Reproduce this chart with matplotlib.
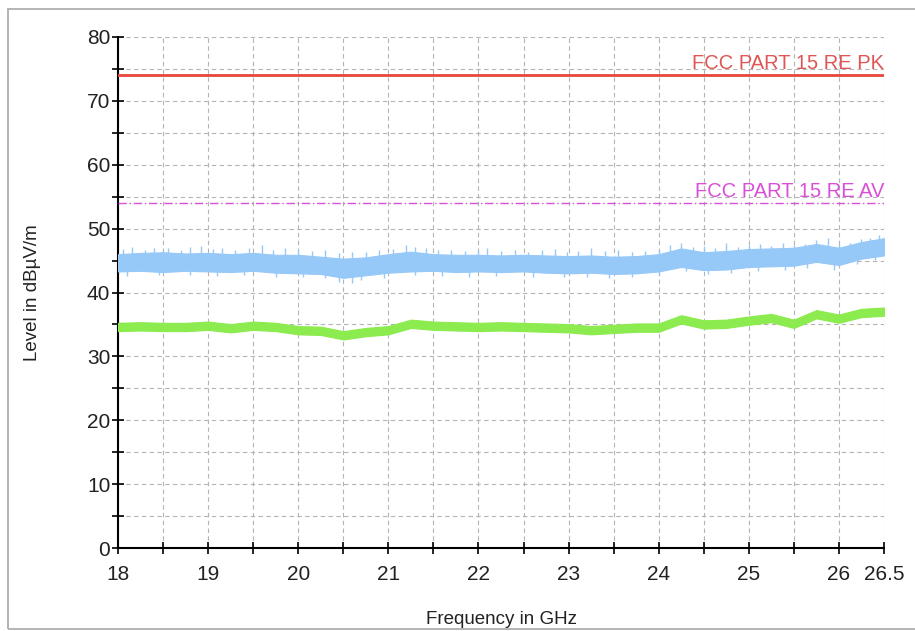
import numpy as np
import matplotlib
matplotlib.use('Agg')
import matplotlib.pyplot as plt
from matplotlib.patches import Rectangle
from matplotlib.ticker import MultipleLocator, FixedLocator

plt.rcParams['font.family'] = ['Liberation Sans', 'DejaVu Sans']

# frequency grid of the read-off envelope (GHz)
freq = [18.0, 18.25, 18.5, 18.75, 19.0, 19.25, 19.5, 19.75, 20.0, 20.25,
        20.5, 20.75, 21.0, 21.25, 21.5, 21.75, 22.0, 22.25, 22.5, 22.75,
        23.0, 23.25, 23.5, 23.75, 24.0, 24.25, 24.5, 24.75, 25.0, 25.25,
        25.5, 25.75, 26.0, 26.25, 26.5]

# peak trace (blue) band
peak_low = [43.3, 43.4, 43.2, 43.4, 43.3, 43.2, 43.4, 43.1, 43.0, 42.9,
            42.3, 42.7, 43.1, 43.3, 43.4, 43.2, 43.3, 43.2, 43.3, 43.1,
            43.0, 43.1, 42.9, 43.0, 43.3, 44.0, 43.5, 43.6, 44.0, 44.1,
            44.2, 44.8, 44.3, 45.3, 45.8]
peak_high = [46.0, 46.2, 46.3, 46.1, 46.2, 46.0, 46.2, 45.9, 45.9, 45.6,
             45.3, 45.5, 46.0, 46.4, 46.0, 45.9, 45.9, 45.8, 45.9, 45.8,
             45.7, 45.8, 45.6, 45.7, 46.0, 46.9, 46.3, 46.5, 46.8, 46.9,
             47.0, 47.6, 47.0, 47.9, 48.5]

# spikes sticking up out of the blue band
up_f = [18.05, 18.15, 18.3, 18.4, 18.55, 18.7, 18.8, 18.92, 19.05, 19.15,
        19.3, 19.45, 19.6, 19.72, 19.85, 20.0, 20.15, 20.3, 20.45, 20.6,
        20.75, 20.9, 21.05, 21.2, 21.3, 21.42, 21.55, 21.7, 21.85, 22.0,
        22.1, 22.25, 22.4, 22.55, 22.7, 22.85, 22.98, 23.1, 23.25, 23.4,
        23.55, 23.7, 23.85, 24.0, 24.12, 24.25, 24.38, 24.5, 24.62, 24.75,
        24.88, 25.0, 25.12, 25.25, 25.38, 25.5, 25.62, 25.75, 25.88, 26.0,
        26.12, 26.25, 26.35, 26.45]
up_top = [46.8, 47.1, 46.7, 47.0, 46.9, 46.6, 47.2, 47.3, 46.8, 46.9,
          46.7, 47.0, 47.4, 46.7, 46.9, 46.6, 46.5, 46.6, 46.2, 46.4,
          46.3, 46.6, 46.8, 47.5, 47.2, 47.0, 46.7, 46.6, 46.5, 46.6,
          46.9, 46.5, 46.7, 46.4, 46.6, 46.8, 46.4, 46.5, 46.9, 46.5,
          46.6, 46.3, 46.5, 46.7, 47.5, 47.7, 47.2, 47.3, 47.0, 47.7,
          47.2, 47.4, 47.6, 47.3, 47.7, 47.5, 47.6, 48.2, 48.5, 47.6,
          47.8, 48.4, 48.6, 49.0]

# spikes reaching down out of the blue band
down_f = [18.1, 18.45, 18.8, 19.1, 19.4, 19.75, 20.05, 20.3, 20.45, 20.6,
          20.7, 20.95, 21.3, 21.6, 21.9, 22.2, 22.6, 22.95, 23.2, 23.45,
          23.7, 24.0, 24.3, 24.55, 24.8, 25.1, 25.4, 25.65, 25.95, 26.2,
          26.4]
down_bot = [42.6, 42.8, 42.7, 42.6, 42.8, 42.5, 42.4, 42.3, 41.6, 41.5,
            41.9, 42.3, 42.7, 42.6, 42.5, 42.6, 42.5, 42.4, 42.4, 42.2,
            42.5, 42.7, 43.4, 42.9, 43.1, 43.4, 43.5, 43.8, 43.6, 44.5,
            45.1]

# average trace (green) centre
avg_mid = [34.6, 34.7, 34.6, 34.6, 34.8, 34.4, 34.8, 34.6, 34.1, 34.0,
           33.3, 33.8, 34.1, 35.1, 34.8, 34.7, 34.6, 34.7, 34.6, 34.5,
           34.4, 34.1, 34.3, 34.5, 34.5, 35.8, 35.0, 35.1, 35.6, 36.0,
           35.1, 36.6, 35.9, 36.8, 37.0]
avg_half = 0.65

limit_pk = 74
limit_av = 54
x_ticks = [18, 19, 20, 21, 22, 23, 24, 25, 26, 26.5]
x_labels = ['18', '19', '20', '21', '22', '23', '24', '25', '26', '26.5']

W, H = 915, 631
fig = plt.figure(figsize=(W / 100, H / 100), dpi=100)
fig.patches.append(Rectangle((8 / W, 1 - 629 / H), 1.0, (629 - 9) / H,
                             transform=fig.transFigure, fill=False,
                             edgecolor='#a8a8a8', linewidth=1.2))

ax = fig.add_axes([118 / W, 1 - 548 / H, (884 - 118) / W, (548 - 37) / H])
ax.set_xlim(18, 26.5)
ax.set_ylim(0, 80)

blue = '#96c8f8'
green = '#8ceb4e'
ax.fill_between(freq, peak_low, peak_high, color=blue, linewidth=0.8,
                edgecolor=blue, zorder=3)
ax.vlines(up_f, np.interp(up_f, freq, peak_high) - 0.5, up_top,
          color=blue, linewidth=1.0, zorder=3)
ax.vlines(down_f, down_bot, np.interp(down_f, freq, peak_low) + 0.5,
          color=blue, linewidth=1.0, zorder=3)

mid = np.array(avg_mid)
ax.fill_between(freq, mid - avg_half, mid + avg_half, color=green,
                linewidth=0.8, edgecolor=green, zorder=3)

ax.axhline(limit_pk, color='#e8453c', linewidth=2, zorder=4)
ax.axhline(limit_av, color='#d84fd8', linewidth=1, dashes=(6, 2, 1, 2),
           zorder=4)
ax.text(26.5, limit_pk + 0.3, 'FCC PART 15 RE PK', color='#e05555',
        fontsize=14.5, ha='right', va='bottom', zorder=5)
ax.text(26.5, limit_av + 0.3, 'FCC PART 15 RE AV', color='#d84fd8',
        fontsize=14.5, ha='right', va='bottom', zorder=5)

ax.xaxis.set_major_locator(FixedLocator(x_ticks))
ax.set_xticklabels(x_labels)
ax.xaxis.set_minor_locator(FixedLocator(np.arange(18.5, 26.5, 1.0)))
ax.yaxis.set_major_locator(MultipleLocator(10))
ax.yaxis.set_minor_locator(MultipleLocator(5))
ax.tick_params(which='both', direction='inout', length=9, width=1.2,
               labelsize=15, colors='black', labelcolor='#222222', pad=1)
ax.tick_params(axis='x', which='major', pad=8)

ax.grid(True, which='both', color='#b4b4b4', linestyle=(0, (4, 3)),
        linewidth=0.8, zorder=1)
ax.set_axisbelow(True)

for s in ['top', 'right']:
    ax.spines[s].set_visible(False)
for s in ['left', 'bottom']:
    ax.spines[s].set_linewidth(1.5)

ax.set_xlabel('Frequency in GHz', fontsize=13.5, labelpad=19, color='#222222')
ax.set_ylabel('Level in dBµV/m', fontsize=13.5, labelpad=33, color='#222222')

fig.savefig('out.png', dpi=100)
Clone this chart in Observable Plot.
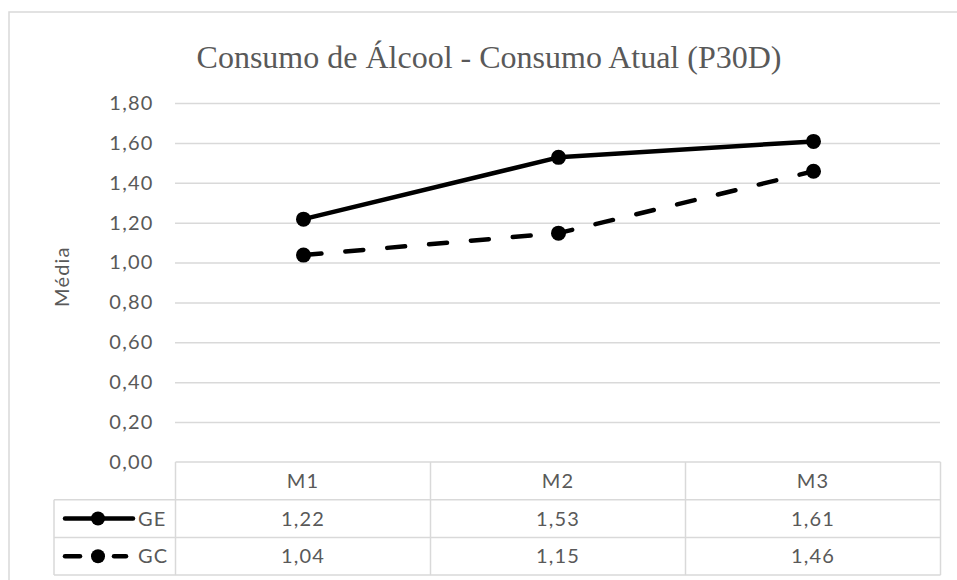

■ Exercise aim: Take each line of the material that contains the word "chart" and list it.

■ Response below:
Reproduce this chart with matplotlib.
Clone this chart in Observable Plot.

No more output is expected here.